_Stated task:_
Make an exact copy of the data below, leaving out every picture.

_Source excerpt:_
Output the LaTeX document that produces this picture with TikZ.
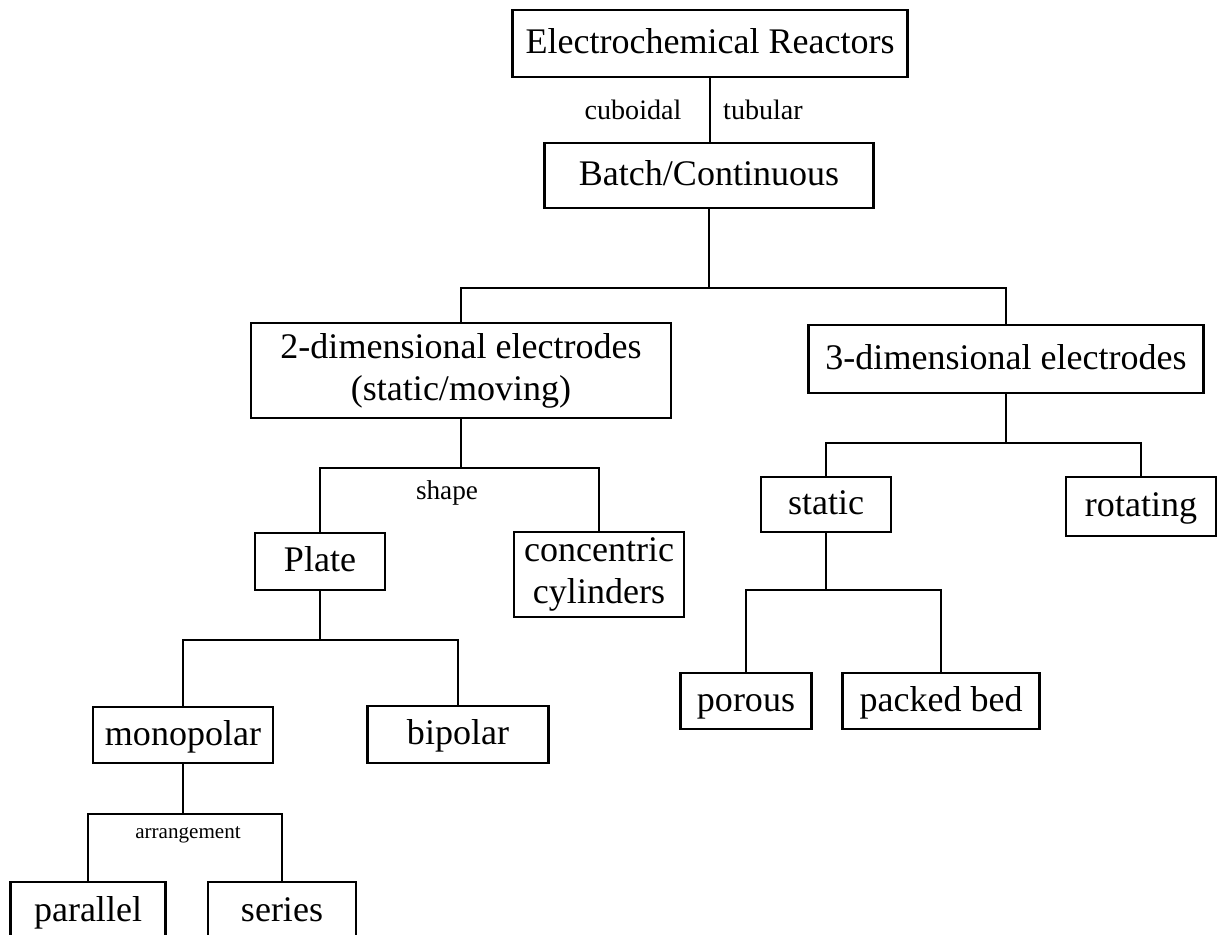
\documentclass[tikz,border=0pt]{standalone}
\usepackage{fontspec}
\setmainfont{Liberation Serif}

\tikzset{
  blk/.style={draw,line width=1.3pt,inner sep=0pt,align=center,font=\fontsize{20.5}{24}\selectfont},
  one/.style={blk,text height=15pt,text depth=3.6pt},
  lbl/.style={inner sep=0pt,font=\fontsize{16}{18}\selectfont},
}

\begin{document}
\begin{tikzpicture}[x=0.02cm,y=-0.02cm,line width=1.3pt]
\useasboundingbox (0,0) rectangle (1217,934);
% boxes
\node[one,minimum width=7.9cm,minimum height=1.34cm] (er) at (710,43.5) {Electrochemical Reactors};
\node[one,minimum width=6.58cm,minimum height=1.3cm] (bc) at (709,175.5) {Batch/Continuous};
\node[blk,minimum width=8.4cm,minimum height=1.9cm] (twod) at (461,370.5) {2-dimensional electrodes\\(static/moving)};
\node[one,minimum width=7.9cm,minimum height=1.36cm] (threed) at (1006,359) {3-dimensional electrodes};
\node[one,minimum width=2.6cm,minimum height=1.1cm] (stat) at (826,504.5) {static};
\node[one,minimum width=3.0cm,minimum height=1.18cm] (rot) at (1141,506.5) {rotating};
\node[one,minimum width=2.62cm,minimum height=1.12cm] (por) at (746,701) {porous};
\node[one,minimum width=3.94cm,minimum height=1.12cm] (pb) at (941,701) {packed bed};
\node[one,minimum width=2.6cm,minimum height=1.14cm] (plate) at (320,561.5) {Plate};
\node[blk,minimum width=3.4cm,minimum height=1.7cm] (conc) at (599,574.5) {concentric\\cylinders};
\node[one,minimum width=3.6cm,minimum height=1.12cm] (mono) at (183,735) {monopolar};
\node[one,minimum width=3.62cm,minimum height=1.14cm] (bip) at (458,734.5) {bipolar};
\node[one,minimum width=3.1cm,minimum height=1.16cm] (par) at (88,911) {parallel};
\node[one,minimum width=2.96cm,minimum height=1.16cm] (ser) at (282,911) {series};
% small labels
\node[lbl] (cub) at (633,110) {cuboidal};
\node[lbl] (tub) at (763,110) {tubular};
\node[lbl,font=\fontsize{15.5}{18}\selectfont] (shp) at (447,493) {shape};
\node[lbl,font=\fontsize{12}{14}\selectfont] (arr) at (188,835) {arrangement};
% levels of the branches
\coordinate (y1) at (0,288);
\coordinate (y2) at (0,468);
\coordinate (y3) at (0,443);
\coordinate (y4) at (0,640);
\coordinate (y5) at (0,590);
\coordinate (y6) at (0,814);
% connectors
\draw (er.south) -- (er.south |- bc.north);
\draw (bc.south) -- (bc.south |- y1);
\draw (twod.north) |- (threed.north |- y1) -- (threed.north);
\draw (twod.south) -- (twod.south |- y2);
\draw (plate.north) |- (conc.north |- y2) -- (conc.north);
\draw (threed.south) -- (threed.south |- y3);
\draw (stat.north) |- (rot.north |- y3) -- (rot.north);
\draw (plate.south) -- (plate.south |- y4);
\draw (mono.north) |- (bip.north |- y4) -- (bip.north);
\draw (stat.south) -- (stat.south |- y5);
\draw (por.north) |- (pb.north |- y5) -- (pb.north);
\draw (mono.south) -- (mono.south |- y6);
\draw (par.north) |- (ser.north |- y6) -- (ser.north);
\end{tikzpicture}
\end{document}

_Task output:_
Output the LaTeX document that produces this picture with TikZ.
\documentclass[tikz,border=0pt]{standalone}
\usepackage{fontspec}
\setmainfont{Liberation Serif}

\tikzset{
  blk/.style={draw,line width=1.3pt,inner sep=0pt,align=center,font=\fontsize{20.5}{24}\selectfont},
  one/.style={blk,text height=15pt,text depth=3.6pt},
  lbl/.style={inner sep=0pt,font=\fontsize{16}{18}\selectfont},
}

\begin{document}
\begin{tikzpicture}[x=0.02cm,y=-0.02cm,line width=1.3pt]
\useasboundingbox (0,0) rectangle (1217,934);
% boxes
\node[one,minimum width=7.9cm,minimum height=1.34cm] (er) at (710,43.5) {Electrochemical Reactors};
\node[one,minimum width=6.58cm,minimum height=1.3cm] (bc) at (709,175.5) {Batch/Continuous};
\node[blk,minimum width=8.4cm,minimum height=1.9cm] (twod) at (461,370.5) {2-dimensional electrodes\\(static/moving)};
\node[one,minimum width=7.9cm,minimum height=1.36cm] (threed) at (1006,359) {3-dimensional electrodes};
\node[one,minimum width=2.6cm,minimum height=1.1cm] (stat) at (826,504.5) {static};
\node[one,minimum width=3.0cm,minimum height=1.18cm] (rot) at (1141,506.5) {rotating};
\node[one,minimum width=2.62cm,minimum height=1.12cm] (por) at (746,701) {porous};
\node[one,minimum width=3.94cm,minimum height=1.12cm] (pb) at (941,701) {packed bed};
\node[one,minimum width=2.6cm,minimum height=1.14cm] (plate) at (320,561.5) {Plate};
\node[blk,minimum width=3.4cm,minimum height=1.7cm] (conc) at (599,574.5) {concentric\\cylinders};
\node[one,minimum width=3.6cm,minimum height=1.12cm] (mono) at (183,735) {monopolar};
\node[one,minimum width=3.62cm,minimum height=1.14cm] (bip) at (458,734.5) {bipolar};
\node[one,minimum width=3.1cm,minimum height=1.16cm] (par) at (88,911) {parallel};
\node[one,minimum width=2.96cm,minimum height=1.16cm] (ser) at (282,911) {series};
% small labels
\node[lbl] (cub) at (633,110) {cuboidal};
\node[lbl] (tub) at (763,110) {tubular};
\node[lbl,font=\fontsize{15.5}{18}\selectfont] (shp) at (447,493) {shape};
\node[lbl,font=\fontsize{12}{14}\selectfont] (arr) at (188,835) {arrangement};
% levels of the branches
\coordinate (y1) at (0,288);
\coordinate (y2) at (0,468);
\coordinate (y3) at (0,443);
\coordinate (y4) at (0,640);
\coordinate (y5) at (0,590);
\coordinate (y6) at (0,814);
% connectors
\draw (er.south) -- (er.south |- bc.north);
\draw (bc.south) -- (bc.south |- y1);
\draw (twod.north) |- (threed.north |- y1) -- (threed.north);
\draw (twod.south) -- (twod.south |- y2);
\draw (plate.north) |- (conc.north |- y2) -- (conc.north);
\draw (threed.south) -- (threed.south |- y3);
\draw (stat.north) |- (rot.north |- y3) -- (rot.north);
\draw (plate.south) -- (plate.south |- y4);
\draw (mono.north) |- (bip.north |- y4) -- (bip.north);
\draw (stat.south) -- (stat.south |- y5);
\draw (por.north) |- (pb.north |- y5) -- (pb.north);
\draw (mono.south) -- (mono.south |- y6);
\draw (par.north) |- (ser.north |- y6) -- (ser.north);
\end{tikzpicture}
\end{document}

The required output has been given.